Rei Kawakubo Opens up About the History and Business of COMME des GARÇONS

The elusive and private Rei Kawakubo is one of many mysteries; for a person who is rarely photographed, interviewed, so reserved as to not bow after a fashion show, and yet greets buyers for her collections every season, the public tends to shroud her with an aura of secrecy and laced with awe. Since its inception in 1969, COMME des GARÇONS has held a staple position in the world of fashion, with fans globally and of such stature as Karl Lagerfeld, Louis Vuitton creative director Nicolas Ghesquière and Marc Jacobs adoring her collections. Her business mentality rivals that of her creative talents; the Dover Street Market department stores resemble galleries more than shopping malls to which withhold a new standard in presentation and aesthetic, while at the same time making bold statements in her clothing that’s “not about dressing for other people. It’s not about buying clothes to attract or seduce. It feels like a gift you’re giving yourself.” Her fashion now stretches from high fashion runways to the trends and norms of urban streetwear through multiple diffusion labels, all of which are greatly respected in metropolises across the globe.

In a rare interview with The Guardian after the wake of New York Fashion Week 2015 here in New York, Rei Kawakubo shares her inner thoughts about retail, feminism, the industry of fashion and even her morality towards finance. Read a few excerpts below and visit the full article here.

Rei Kawakubo’s designs have always been personal, driven by a sense of independence. Her father was a university administrator and her mother a teacher. After studying history of aesthetics at Keio University in the 60s, she left home and found work in the advertising department of textile manufacturer Ashai Kasei. The job included looking for props and costumes and eventually she started designing those she couldn’t find. She finally went freelance as a stylist and designer in 1967. “The very first thing I wanted to do when I started this was to make a living, be independent and have a job. But I could never find clothes that I wanted to wear, so I decided to make them myself.’

Without any formal fashion training, she launched Comme des Garçons in 1969, with the first boutique opening in Tokyo’s Minami-Aoyama district in 1973. From the beginning she had unorthodox ways of working. “I attempted a different approach to the typical clothing storefront, which was usually adorned with mannequins dressed in the latest collections for everyone to see, clothes on view for the masses to lust over. The front display windows of the first boutique in Aoyama were often kept vacant while the clothes remained in the back room of the shop. I would make the clothes, bring them to the boutique and interact with clients daily. There were no mirrors in the boutique to emphasise the notion that one should buy clothes because of how they make you feel, not how they make you look.”

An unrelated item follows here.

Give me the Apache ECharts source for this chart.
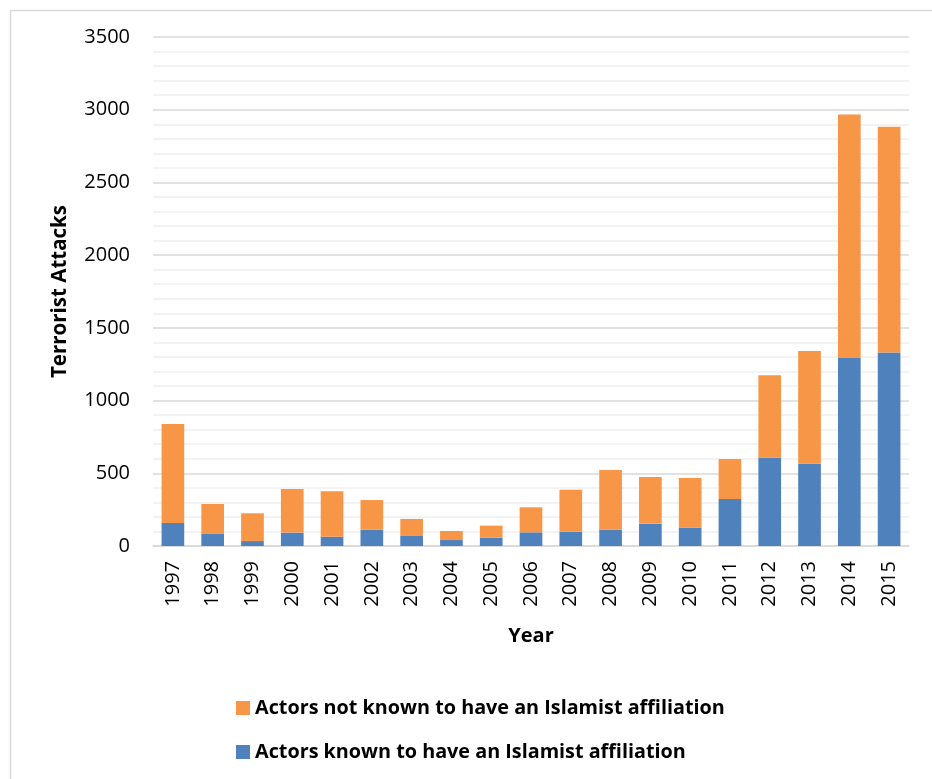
<!DOCTYPE html>
<html>
<head>
<meta charset="utf-8">
<script src="https://cdn.jsdelivr.net/npm/echarts@6/dist/echarts.min.js"></script>
<style>
  html, body { margin: 0; padding: 0; background: #ffffff; }
  #chart { width: 932px; height: 779px; }
</style>
</head>
<body>
<div id="chart"></div>
<script>
// Terrorist attacks per year, split by known Islamist affiliation
const years = ['1997','1998','1999','2000','2001','2002','2003','2004','2005','2006',
               '2007','2008','2009','2010','2011','2012','2013','2014','2015'];
// Attacks by actors known to have an Islamist affiliation
const islamist = [158, 83, 34, 92, 64, 112, 69, 41, 57, 94,
                  99, 112, 154, 126, 323, 608, 566, 1293, 1330];
// Attacks by actors not known to have an Islamist affiliation
const nonIslamist = [681, 206, 191, 300, 312, 204, 117, 62, 83, 172,
                     288, 411, 321, 342, 275, 566, 775, 1674, 1552];

const FONT = 'Open Sans';
const chart = echarts.init(document.getElementById('chart'), null, { renderer: 'canvas' });

chart.setOption({
  animation: false,
  backgroundColor: '#ffffff',
  textStyle: { fontFamily: FONT },
  graphic: [{
    type: 'rect',
    left: 8, top: 8,
    shape: { x: 0, y: 0, width: 960, height: 820 },
    style: { fill: 'none', stroke: '#d9d9d9', lineWidth: 1.5 },
    silent: true
  }],
  grid: { left: 153, right: 23, top: 37, bottom: 233, containLabel: false },
  legend: {
    orient: 'vertical',
    left: 231,
    top: 693,
    itemWidth: 14,
    itemHeight: 14,
    itemGap: 24,
    icon: 'rect',
    data: ['Actors not known to have an Islamist affiliation',
           'Actors known to have an Islamist affiliation'],
    textStyle: { fontFamily: FONT, fontSize: 19.8, fontWeight: 'bold', color: '#000000' }
  },
  xAxis: {
    type: 'category',
    data: years,
    name: 'Year',
    nameLocation: 'middle',
    nameGap: 80,
    nameTextStyle: { fontFamily: FONT, fontSize: 20, fontWeight: 'bold', color: '#000000' },
    axisLine: { lineStyle: { color: '#d9d9d9', width: 1.5 } },
    axisTick: { show: false },
    axisLabel: { rotate: 90, fontSize: 20, color: '#000000', margin: 15, fontFamily: FONT }
  },
  yAxis: {
    type: 'value',
    min: 0, max: 3500, interval: 500,
    name: 'Terrorist Attacks',
    nameLocation: 'middle',
    nameGap: 82,
    nameTextStyle: { fontFamily: FONT, fontSize: 20.5, fontWeight: 'bold', color: '#000000' },
    axisLine: { show: false },
    axisTick: { show: false },
    axisLabel: {
      fontSize: 20, color: '#000000', margin: 23, fontFamily: FONT,
      formatter: (v) => String(v)
    },
    splitLine: { show: true, lineStyle: { color: '#d9d9d9', width: 1.5 } },
    minorTick: { show: false, splitNumber: 5 },
    minorSplitLine: { show: true, lineStyle: { color: '#f0f0f0', width: 1.5 } }
  },
  series: [
    {
      name: 'Actors known to have an Islamist affiliation',
      type: 'bar',
      stack: 'total',
      barWidth: '57%',
      data: islamist,
      itemStyle: { color: '#4f81bd' }
    },
    {
      name: 'Actors not known to have an Islamist affiliation',
      type: 'bar',
      stack: 'total',
      barWidth: '57%',
      data: nonIslamist,
      itemStyle: { color: '#f79646' }
    }
  ]
});
</script>
</body>
</html>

Kawakubo has said that she just likes the sound of the words that make her company’s name, but the spirit of “like boys” chimed with women’s liberation in the 60s and 70s, and her designs have always challenged traditional ideas of femininity. “I’ve always been against people who told me what to do,” she says. She identified with the punk movement in London in the late 70s and visited the city twice in the early 80s. When she first showed in Paris in 1981, fashion was dominated by the high glamour of Gianni Versace and Thierry Mugler. Dynasty and Falcon Crest debuted on American TV that year and Human League was the bestselling band in the UK. This was the world into which Kawakubo sent that first collection of black, shapeless garments with asymmetric hems, odd flaps, laddered knits and shredded fabric. It was a signature style that had earned her fans at home the nickname Karasu – “the crows” – by the Japanese press. “I built my work from within instead of satisfying a demand for sexualised and ostentatious clothing,” she says.

But the collection was dismissed by critics as “ragged chic”. It was also attacked on a political level, labelled “Hiroshima chic” or “post atomic”. Kawakubo says her work was misunderstood. “Although I never went hungry I remember well the extreme poverty and devastation of those times. But this had no bearing on my work whatsoever. These critics had it all wrong. Being born in Japan was an accident. There is no direct correlation to my work. Growing up in postwar Japan has made me the person I am, but it is not why I do the work I do. It is a very personal thing – everything comes from inside.”